Prompt — Gather every line holding the string "code".
+++ Entries provided +++
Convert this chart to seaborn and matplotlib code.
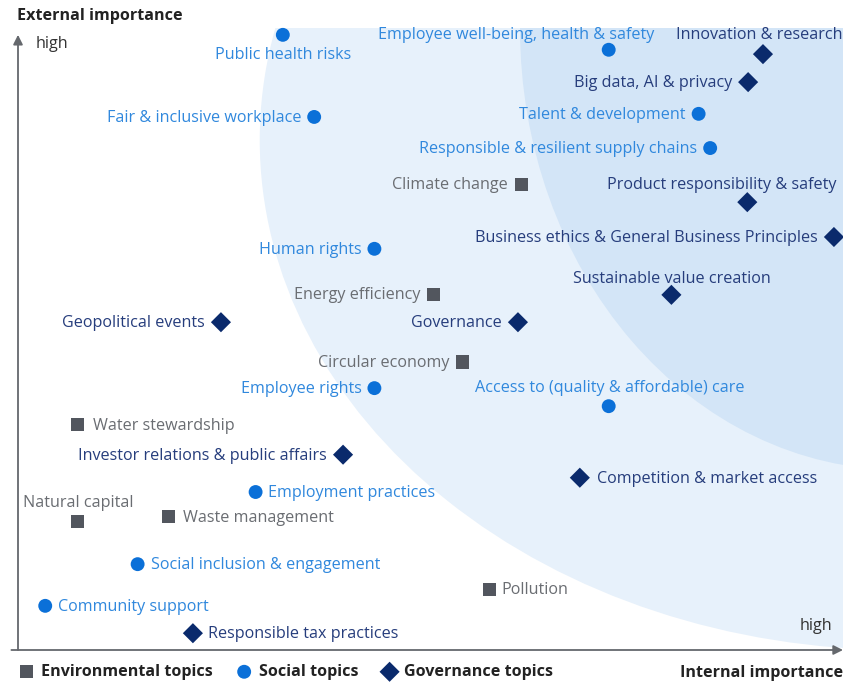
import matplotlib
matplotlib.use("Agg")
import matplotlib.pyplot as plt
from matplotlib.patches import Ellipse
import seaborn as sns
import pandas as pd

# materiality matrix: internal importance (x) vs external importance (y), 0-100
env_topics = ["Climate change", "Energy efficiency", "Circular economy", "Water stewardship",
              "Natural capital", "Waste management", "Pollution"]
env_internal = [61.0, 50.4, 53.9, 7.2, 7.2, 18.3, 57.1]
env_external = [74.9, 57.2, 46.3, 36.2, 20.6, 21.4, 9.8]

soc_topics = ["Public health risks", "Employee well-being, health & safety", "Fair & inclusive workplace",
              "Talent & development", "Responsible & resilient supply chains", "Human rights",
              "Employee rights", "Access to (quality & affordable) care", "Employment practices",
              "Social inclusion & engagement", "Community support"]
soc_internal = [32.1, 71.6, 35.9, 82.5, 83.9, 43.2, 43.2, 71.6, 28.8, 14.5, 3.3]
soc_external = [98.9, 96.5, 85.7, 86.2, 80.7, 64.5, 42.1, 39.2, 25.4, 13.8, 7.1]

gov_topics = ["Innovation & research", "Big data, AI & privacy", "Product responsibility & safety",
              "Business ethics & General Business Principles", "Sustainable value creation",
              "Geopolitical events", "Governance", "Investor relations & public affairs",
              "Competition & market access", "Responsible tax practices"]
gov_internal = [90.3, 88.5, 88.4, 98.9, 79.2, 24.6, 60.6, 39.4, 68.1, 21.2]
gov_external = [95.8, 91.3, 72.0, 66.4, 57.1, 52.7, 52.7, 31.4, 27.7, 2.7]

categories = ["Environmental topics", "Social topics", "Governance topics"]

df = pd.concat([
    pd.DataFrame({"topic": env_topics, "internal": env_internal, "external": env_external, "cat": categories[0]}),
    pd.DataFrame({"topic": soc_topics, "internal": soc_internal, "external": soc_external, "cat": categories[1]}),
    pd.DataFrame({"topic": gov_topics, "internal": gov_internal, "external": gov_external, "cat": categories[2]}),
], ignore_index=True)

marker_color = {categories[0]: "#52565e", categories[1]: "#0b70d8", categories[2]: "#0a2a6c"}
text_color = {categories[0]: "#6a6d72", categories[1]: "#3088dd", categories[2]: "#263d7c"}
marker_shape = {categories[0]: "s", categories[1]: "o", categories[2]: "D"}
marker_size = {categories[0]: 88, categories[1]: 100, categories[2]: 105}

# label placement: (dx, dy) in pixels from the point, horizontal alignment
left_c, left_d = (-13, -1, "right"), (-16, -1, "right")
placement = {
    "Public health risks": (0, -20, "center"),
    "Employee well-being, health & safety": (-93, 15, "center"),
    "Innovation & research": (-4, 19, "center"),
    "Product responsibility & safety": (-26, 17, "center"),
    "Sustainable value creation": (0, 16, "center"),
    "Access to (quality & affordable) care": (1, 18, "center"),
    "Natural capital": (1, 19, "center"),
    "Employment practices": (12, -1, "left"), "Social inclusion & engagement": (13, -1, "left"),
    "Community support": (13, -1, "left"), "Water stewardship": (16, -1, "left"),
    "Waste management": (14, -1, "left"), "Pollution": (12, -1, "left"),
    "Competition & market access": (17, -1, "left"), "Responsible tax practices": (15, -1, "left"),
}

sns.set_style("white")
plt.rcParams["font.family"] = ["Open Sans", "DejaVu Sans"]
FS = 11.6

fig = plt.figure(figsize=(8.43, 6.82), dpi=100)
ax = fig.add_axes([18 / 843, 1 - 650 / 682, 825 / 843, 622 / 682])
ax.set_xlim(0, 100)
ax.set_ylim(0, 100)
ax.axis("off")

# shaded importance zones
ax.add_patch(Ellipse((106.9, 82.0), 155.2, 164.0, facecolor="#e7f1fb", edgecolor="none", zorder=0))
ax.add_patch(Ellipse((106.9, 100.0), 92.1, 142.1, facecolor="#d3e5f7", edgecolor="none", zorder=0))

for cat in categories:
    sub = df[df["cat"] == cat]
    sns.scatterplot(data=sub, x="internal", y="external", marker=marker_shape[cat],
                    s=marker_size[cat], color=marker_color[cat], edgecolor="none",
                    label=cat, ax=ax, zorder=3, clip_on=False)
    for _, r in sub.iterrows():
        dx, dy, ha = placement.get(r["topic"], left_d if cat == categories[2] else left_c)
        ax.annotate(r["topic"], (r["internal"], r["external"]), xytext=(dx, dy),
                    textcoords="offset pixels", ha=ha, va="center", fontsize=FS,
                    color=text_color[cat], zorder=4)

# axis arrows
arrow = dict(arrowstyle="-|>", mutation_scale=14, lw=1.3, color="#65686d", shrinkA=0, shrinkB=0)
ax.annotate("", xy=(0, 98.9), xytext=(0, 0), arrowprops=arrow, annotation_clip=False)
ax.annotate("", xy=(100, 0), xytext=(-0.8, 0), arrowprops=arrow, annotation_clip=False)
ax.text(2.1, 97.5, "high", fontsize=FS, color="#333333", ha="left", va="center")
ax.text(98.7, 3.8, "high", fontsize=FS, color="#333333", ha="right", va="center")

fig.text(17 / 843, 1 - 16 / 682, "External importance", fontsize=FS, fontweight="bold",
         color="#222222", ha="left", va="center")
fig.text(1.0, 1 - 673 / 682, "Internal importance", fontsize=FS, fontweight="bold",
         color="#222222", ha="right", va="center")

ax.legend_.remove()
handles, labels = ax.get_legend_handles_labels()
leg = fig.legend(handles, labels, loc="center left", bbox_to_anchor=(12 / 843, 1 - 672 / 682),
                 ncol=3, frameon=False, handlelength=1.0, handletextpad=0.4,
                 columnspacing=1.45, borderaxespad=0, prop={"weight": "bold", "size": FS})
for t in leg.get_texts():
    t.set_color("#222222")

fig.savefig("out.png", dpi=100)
+++
+++ Entries provided +++
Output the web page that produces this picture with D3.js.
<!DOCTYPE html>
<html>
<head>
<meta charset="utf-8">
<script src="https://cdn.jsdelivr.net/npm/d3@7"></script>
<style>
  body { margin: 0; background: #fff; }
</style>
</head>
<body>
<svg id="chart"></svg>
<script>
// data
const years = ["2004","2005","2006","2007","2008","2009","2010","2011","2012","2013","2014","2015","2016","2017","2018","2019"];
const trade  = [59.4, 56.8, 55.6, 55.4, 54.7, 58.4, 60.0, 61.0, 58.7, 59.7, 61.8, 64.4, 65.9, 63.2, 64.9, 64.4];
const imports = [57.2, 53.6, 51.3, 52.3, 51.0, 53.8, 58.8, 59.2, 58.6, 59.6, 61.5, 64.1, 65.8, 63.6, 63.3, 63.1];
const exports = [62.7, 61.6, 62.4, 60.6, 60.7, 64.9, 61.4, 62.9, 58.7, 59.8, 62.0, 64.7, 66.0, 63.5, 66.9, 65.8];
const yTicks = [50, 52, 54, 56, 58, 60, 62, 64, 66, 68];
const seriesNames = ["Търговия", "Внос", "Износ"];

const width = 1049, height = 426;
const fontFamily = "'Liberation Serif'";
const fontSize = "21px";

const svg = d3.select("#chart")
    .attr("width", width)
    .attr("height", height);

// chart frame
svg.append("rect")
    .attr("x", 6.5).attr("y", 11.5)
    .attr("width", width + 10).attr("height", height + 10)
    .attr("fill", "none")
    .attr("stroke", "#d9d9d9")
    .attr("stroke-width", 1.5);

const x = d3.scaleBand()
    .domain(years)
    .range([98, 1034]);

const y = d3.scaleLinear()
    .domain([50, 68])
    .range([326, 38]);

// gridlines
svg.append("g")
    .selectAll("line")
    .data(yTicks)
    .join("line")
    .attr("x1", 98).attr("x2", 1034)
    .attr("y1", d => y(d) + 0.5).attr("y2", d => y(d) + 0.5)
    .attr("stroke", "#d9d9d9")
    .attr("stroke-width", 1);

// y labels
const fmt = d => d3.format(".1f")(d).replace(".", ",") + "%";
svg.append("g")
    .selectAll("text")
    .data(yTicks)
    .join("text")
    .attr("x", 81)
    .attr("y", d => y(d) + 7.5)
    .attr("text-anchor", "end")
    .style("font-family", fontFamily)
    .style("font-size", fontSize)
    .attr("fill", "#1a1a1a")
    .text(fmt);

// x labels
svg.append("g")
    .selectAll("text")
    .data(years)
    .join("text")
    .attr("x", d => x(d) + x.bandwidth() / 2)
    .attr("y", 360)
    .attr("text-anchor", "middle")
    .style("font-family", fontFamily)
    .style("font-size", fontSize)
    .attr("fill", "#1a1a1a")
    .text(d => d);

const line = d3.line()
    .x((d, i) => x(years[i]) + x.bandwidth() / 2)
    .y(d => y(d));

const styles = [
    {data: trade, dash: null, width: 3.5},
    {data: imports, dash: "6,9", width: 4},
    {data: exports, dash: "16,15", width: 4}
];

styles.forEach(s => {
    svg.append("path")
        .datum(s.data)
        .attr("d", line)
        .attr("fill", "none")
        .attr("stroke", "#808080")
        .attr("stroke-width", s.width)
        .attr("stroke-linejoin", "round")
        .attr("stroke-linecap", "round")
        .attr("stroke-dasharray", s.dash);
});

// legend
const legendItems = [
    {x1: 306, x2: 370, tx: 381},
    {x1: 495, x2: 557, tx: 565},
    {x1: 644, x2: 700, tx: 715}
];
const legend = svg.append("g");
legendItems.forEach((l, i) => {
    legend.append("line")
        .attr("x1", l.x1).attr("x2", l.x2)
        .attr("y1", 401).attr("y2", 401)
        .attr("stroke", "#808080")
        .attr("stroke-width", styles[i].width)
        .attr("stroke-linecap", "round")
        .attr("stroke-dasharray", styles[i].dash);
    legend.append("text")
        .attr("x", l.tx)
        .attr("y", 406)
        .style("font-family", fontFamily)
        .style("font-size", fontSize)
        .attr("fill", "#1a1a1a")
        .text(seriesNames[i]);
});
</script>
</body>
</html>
+++
+++ Entries provided +++
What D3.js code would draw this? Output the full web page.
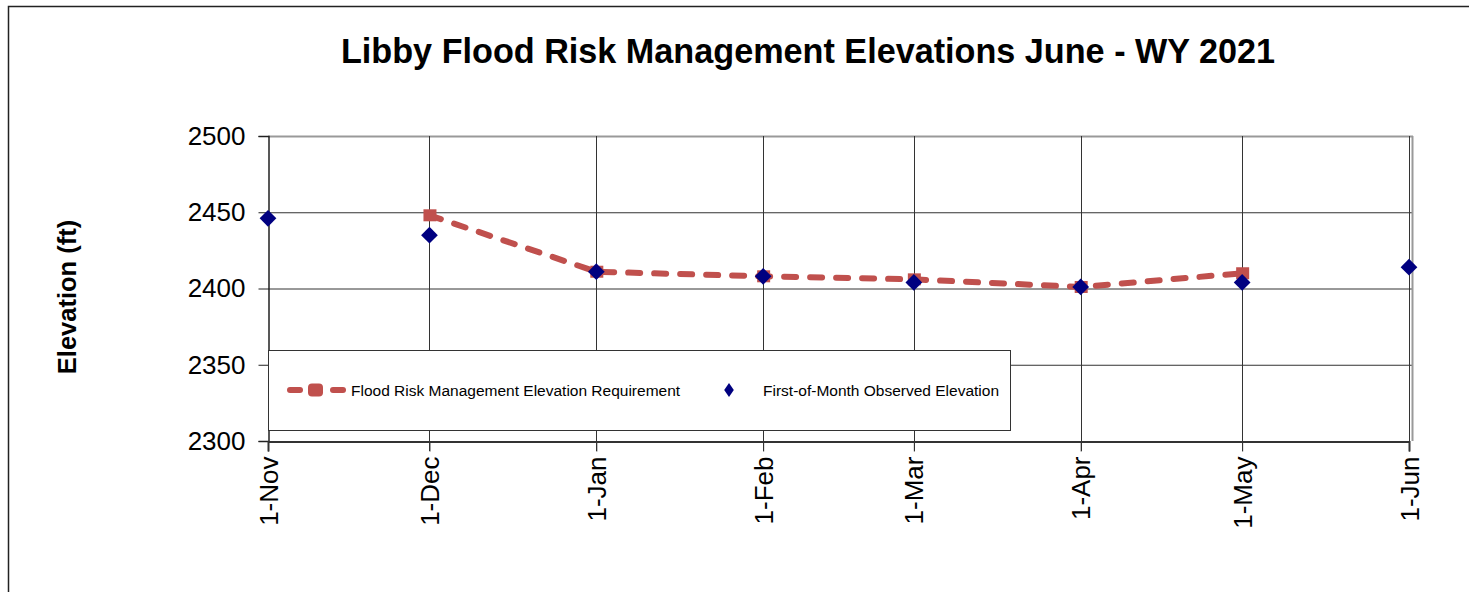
+++
Response to this exercise —
Convert this chart to seaborn and matplotlib code.
What D3.js code would draw this? Output the full web page.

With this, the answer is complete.